### [DIRECTIVE]
It is required that the lines from the top of the listing through the line with "import plotly.graph_objects as go" be reproduced exactly, excluding pictures.

────────────────────

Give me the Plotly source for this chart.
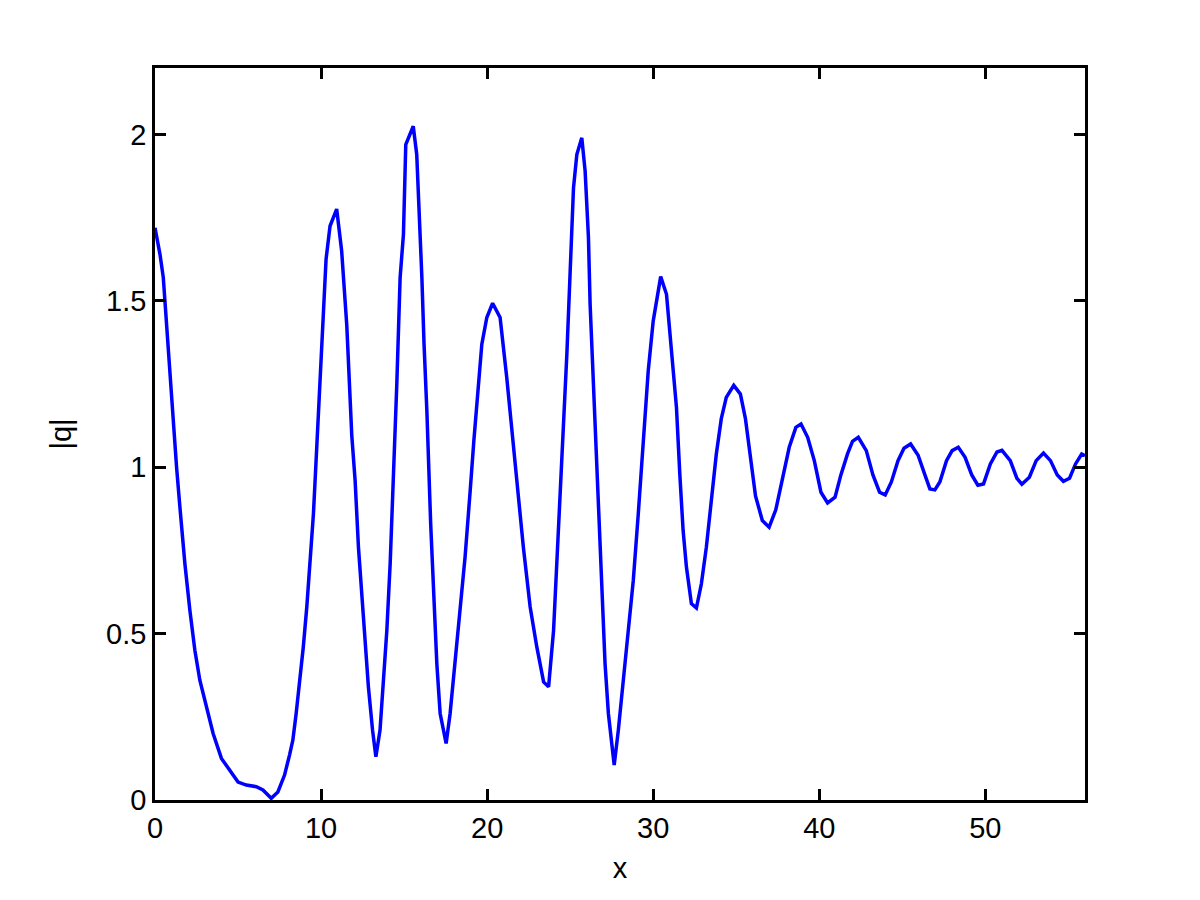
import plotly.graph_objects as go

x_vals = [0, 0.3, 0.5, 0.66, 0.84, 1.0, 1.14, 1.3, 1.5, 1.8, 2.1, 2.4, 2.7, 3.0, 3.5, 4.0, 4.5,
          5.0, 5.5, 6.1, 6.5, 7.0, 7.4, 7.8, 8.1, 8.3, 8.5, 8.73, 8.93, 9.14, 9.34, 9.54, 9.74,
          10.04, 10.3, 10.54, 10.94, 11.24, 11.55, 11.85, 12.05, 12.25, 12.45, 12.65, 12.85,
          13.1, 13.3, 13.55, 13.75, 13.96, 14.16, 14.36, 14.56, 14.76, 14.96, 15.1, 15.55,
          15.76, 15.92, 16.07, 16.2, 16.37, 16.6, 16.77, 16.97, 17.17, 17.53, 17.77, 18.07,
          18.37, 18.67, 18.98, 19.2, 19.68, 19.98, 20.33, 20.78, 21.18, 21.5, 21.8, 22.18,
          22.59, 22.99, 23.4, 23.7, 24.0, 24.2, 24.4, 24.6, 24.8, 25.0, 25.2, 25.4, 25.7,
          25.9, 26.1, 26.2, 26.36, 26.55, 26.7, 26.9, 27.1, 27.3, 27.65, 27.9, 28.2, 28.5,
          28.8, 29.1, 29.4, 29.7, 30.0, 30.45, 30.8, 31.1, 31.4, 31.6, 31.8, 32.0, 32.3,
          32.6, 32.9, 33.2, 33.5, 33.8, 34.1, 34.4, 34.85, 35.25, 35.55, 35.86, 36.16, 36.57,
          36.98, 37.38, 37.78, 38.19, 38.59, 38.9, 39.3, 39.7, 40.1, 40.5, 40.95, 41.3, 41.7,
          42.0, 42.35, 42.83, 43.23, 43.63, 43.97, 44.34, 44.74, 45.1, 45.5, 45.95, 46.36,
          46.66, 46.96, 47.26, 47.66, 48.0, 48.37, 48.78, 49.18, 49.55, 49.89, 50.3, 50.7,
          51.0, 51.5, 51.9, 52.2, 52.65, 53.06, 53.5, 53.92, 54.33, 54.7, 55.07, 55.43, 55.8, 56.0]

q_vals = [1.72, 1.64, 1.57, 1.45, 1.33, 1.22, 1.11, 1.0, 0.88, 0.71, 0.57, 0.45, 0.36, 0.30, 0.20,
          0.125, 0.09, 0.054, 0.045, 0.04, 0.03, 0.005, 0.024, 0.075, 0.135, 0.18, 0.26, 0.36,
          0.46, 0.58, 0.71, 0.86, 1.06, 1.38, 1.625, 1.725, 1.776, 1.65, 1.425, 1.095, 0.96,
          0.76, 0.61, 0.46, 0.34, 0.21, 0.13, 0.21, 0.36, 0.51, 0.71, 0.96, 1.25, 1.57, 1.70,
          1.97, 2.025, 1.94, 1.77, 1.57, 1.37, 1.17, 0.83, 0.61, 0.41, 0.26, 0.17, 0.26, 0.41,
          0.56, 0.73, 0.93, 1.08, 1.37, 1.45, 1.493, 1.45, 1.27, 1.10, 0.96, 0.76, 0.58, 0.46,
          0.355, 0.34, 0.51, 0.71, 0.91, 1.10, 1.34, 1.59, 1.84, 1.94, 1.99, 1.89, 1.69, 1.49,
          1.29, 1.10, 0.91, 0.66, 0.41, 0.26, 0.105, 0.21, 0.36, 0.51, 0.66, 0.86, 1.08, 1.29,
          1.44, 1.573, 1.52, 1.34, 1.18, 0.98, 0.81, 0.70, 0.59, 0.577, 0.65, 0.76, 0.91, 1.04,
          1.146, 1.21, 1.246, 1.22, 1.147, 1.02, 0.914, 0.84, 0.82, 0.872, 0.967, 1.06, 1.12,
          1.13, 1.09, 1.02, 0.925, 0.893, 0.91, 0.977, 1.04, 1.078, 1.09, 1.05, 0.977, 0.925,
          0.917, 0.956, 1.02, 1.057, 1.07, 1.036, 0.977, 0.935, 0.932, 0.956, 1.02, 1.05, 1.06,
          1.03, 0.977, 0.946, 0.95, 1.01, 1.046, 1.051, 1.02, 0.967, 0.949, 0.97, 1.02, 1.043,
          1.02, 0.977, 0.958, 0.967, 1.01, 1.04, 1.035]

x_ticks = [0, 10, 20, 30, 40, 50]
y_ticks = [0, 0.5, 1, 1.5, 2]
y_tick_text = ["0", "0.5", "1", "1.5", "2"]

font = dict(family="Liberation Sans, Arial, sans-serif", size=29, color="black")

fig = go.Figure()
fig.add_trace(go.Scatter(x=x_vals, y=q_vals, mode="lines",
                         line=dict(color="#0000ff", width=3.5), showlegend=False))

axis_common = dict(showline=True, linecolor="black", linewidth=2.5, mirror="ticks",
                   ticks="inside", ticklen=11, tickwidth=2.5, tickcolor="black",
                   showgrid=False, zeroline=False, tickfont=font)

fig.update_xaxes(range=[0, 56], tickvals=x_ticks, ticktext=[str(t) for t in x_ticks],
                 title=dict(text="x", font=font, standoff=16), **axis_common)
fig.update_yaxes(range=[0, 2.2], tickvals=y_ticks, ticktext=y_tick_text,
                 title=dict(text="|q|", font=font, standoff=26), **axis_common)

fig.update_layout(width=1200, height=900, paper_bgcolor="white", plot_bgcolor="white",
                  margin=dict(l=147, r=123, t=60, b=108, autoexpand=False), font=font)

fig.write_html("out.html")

────────────────────

### [WORKED SOLUTION]
Give me the Plotly source for this chart.
import plotly.graph_objects as go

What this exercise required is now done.